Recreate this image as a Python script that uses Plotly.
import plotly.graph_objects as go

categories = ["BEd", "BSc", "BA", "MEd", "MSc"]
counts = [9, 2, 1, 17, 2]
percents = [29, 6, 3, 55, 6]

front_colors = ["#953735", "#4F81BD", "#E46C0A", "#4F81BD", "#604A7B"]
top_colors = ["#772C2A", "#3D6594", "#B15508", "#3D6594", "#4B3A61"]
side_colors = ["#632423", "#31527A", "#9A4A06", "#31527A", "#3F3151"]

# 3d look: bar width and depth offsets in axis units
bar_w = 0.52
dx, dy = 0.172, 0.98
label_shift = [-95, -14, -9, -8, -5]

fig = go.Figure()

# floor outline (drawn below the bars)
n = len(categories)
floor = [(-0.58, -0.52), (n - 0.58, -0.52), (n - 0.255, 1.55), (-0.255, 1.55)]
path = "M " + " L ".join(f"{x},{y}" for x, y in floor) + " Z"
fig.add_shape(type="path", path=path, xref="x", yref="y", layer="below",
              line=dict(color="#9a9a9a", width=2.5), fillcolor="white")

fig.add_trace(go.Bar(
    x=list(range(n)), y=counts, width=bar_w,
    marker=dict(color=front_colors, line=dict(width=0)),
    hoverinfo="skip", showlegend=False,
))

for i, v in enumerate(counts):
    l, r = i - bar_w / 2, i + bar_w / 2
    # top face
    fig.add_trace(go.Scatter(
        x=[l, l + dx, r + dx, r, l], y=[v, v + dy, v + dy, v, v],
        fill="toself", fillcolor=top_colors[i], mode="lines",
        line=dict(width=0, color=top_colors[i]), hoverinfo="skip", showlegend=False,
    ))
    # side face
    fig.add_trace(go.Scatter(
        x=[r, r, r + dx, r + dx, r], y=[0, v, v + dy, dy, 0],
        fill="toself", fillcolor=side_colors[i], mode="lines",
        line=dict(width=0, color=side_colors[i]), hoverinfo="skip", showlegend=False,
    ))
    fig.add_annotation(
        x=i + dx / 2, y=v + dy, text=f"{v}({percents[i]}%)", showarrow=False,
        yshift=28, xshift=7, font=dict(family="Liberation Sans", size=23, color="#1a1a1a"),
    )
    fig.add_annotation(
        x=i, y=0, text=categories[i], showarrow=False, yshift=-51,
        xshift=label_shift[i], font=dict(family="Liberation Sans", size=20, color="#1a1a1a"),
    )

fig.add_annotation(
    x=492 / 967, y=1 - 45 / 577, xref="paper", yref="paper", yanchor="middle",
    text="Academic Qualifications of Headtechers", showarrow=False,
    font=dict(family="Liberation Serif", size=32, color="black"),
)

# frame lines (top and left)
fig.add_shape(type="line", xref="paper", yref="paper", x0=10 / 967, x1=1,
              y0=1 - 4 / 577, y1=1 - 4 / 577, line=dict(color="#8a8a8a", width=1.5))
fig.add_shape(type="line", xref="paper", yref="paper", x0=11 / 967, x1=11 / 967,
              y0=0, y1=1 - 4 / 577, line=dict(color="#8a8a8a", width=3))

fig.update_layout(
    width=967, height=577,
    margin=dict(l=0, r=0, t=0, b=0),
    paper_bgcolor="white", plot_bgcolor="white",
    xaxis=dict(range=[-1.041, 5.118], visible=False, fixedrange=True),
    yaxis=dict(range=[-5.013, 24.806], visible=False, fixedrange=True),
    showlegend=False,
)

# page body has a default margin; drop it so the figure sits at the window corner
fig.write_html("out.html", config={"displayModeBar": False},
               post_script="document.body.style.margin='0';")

.....

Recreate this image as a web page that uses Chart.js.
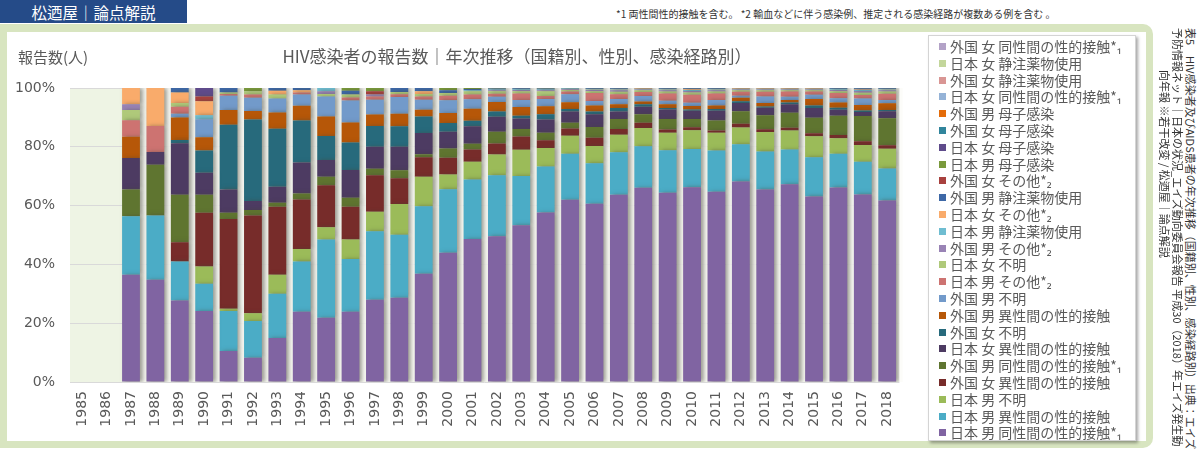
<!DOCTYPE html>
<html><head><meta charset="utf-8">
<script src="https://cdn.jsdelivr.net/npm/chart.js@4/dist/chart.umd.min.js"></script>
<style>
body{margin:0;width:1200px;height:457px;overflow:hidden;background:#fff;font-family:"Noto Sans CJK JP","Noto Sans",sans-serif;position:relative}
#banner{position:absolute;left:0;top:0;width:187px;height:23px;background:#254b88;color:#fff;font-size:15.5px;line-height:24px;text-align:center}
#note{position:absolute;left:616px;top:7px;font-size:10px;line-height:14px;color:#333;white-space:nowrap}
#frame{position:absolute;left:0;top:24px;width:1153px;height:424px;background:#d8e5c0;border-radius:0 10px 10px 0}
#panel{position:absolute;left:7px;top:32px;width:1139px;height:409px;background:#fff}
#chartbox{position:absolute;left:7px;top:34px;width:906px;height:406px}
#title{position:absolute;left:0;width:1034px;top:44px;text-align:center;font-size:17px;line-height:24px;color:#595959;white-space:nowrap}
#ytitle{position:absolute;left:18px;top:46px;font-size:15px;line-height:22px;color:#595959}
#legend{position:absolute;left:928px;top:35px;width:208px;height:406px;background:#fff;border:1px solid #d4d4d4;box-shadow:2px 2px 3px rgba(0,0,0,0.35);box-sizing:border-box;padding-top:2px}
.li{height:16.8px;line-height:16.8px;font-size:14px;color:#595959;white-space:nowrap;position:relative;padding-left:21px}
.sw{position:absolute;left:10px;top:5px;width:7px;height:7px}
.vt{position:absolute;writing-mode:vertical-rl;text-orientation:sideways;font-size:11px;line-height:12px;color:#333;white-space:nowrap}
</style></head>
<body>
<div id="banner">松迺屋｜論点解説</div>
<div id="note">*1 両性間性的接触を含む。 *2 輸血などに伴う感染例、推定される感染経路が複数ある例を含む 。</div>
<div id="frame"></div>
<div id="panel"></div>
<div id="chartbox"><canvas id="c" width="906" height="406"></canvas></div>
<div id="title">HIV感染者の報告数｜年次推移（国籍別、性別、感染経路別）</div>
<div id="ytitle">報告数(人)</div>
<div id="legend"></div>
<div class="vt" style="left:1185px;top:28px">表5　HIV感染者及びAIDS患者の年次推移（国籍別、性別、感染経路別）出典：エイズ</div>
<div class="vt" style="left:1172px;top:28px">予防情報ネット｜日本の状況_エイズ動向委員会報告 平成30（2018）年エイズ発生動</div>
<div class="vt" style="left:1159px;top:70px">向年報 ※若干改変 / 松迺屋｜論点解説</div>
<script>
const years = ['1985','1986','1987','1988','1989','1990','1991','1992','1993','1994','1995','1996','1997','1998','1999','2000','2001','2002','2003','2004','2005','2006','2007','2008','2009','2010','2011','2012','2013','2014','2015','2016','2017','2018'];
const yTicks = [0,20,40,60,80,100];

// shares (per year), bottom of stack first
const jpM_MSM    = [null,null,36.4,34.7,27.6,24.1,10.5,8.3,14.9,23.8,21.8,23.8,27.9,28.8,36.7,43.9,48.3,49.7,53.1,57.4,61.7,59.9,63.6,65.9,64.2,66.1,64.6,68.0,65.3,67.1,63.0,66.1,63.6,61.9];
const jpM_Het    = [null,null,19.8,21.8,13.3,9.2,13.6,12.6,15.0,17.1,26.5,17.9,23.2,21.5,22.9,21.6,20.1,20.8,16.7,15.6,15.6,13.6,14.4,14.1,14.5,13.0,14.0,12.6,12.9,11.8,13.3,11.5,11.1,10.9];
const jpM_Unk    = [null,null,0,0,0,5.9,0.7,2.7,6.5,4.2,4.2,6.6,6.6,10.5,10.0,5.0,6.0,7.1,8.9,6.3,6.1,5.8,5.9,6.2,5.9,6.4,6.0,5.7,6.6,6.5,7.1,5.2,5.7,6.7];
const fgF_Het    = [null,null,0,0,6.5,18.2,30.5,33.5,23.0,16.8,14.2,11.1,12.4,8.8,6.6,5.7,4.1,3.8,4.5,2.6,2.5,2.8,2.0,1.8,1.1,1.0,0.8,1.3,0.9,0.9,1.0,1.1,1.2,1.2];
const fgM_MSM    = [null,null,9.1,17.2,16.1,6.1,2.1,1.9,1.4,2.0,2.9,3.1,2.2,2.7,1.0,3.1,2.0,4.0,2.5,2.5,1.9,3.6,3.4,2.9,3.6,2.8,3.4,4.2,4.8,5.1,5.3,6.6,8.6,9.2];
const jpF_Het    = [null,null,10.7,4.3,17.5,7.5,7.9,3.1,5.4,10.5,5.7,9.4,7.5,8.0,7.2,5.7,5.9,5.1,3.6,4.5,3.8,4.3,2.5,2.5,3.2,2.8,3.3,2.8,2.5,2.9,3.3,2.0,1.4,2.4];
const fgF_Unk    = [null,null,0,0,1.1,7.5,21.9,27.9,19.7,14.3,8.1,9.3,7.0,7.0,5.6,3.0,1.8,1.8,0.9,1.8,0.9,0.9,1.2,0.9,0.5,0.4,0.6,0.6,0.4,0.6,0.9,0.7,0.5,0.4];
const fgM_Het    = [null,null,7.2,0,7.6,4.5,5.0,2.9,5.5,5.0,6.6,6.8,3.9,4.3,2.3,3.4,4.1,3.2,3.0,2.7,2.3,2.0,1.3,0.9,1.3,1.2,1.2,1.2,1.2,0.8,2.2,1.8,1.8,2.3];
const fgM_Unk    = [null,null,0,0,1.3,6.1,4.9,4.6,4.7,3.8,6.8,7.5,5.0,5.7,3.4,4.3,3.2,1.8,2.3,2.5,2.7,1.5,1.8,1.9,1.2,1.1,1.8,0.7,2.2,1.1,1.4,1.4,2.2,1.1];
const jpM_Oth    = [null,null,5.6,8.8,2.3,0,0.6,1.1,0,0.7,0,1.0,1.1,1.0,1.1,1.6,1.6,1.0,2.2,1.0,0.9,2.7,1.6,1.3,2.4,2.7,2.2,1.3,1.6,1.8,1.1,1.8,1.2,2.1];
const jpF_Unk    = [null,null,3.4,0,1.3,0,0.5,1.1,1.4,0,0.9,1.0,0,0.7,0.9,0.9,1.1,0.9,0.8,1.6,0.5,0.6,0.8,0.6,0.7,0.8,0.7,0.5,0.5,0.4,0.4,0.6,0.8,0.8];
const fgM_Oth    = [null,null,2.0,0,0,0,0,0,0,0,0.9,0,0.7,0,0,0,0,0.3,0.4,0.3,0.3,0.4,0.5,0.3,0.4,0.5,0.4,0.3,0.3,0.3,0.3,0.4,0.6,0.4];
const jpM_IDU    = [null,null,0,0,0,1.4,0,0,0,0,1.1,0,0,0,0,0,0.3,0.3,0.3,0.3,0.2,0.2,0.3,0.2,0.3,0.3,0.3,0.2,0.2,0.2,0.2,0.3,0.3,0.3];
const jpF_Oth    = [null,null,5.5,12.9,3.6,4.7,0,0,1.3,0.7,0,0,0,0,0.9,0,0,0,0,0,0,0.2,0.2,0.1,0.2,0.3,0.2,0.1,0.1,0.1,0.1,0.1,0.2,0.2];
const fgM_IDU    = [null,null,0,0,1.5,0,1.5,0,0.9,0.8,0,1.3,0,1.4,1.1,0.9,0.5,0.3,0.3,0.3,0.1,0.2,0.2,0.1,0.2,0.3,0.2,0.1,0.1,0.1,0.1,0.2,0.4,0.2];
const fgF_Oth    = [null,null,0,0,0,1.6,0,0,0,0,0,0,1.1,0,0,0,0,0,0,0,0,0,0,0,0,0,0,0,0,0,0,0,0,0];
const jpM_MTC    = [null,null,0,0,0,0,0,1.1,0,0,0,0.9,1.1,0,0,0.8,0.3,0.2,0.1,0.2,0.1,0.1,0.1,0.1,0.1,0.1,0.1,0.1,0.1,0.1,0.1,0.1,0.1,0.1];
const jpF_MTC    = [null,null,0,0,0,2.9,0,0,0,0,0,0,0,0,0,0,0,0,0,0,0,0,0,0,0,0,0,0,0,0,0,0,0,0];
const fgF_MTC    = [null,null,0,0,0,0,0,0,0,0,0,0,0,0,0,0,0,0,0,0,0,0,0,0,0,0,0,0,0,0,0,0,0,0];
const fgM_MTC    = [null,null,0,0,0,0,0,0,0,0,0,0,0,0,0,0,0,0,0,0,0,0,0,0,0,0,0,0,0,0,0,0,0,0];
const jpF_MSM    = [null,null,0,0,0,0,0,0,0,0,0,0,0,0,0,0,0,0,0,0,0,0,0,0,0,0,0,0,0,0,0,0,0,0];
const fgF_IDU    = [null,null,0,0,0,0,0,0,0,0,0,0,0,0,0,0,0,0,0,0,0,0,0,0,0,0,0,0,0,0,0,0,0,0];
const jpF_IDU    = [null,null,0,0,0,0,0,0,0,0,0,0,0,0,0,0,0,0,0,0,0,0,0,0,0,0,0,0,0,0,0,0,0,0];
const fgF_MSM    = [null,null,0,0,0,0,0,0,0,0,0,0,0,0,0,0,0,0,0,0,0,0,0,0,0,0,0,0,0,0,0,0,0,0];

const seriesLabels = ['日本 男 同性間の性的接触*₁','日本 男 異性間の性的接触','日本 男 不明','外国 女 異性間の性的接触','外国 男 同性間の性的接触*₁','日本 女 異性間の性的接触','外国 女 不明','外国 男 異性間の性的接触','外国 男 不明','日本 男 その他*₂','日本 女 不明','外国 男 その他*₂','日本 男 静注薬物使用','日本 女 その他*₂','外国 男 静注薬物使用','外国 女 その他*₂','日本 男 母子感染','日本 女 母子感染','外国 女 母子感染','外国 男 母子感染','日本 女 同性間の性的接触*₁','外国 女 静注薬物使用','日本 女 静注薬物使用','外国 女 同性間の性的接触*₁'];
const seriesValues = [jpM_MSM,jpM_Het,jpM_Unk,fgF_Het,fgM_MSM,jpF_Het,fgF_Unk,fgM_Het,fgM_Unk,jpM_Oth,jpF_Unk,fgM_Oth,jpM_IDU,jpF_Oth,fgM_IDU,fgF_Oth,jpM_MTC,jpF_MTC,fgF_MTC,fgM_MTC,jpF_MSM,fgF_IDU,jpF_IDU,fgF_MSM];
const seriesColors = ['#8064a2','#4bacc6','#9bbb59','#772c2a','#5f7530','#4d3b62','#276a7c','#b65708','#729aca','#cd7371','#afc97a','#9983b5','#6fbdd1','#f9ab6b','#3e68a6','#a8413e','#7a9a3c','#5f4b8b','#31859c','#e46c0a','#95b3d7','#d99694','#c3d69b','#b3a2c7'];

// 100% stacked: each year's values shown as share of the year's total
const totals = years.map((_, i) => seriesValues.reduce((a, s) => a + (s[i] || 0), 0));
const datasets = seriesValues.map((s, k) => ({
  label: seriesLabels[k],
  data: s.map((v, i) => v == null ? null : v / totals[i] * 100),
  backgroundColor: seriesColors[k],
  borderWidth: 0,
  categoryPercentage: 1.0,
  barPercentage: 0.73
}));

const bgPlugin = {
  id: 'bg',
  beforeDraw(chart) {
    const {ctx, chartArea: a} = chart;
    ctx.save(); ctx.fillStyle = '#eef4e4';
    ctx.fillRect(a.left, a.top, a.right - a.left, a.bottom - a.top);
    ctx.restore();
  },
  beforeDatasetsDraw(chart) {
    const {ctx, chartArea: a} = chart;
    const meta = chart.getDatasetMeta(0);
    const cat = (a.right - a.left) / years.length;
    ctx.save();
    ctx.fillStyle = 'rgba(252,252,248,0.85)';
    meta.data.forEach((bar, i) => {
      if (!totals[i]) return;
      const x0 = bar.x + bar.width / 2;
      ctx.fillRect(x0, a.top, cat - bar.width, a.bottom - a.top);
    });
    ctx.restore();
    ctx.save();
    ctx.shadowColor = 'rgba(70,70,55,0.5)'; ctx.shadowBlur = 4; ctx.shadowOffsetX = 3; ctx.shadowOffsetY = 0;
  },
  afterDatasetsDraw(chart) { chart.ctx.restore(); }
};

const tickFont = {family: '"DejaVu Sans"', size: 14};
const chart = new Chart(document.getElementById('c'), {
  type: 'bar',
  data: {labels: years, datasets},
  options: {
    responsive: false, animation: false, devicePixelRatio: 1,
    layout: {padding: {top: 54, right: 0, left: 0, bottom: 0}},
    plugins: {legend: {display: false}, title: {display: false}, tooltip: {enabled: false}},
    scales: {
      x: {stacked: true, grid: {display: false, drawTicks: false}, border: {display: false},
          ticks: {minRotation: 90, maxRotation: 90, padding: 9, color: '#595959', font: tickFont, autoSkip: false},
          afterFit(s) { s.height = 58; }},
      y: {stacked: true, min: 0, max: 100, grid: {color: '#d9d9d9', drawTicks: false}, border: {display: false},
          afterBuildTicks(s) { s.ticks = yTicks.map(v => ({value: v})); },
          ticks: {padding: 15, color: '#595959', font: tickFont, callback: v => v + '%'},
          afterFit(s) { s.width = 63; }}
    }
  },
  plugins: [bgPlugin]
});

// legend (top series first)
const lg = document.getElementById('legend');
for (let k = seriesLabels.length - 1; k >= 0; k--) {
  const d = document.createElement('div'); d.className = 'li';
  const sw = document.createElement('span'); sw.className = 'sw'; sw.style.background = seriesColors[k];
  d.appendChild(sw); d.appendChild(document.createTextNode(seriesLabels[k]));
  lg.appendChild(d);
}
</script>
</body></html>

.....

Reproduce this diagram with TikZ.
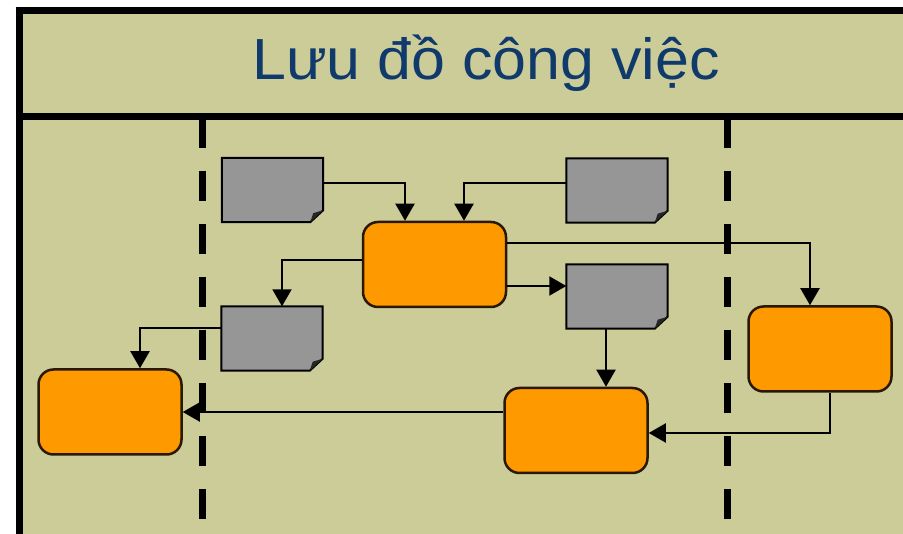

.....

Identify the lines of the entries containing the string "page". Copy each such line.

▶ SOLUTION:
# page body has a default margin; drop it so the figure sits at the window corner
Recreate this image as a web page that uses Chart.js.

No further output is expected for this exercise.